Noah speaks out: ‘It was a rough couple years in New York’

The Feb. 3 Garden rematch between the Knicks and Memphis is no longer about David Fizdale versus Marc Gasol. It’s been replaced by Fizdale versus Joakim Noah.

Gasol, who seemed to put his Fizdale feud behind him in the first Knicks-Memphis battle, and Noah should receive heavy Garden boos, especially Noah.

The ex-Knicks center officially signed his one-year, prorated $1.7 million deal with Memphis on Tuesday, then broke his silence. He had kept quiet since being banished by the Knicks for his practice run-in with former coach Jeff Hornacek last January in Denver.

Noah was told not to show up to training camp and was waived Oct. 13 as the Knicks used the stretch provision on the club’s worst free-agent signing in history (four years, $72 million). It appeared Fizdale, despite having multiple conversations with Noah, was on board with management’s belief that the former defensive player of the year would not be a good fit in a rebuilding program.

Knicks president Steve Mills was general manager when Noah was signed, but sources indicated Clarence Gaines Jr., team president Phil Jackson’s top adviser, pushed for the move.

When he faced the Memphis media Tuesday, Noah was not asked about the Hornacek fight or the events that led to his Knicks breakup when he got waived late in training camp after not reporting.

“I’m just really happy that I had a team that believed in me and gave me a shot,” Noah said, according to the Commercial Appeal. “It was a rough couple years in New York, so to be in this position right now, I’m not taking it for granted.”

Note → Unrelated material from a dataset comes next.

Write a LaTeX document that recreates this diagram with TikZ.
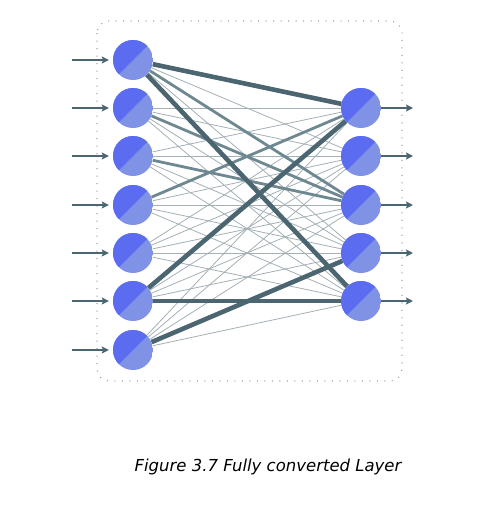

Rough is an understatement as Noah, a Hell’s Kitchen native, suffered through multiple injuries, embarrassing free-throw shooting, a drug suspension and finally his altercation with Hornacek, who yanked him during garbage time versus the Warriors after he had played just a few minutes. Hornacek played him just seven games last season and Noah apparently thought the coach went out of his way to embarrass him in Golden State.

“It means a lot,’’ Noah said Tuesday. “I feel prepared, worked really hard to just have a chance. For Memphis to give me a shot I feel really blessed and fortunate to be back in the NBA. I want to be here for the guys and be a good influence.”

The Grizzlies are 13-9 and play an old-school “grit-and-grind’’ style that will suit Noah, who has never shot a 3-pointer in his career.

“There’s a lot of really good young talent, and it’s a culture that has been known for its work ethic and its grind,’’ Noah said. “And I pride myself on being one of those guys. So I just want to keep that culture going.”

Courtney Lee (neck) finally made his season debut Monday night, playing 15 minutes and scoring seven points. Eventually the Knicks hope to trade Lee, though it is point guard Frank Ntilikina who has received interest from a handful of teams, sources confirm.

The Garden’s Hannukah Night celebration served a good cause. The Knicks hosted a Pop-A-Shot Challenge prior to and during Monday’s game, starting at Chase Square, then continuing on the sixth floor concourse.

The top four winners will compete Dec. 21 for a trip to All-Star Weekend. All participants had to make a donation to benefit the victims of the Tree of Life Synagogue shooting in the Squirrel Hill section of Pittsburgh in late October. The donations were given to the Jewish Federation of Greater Pittsburgh.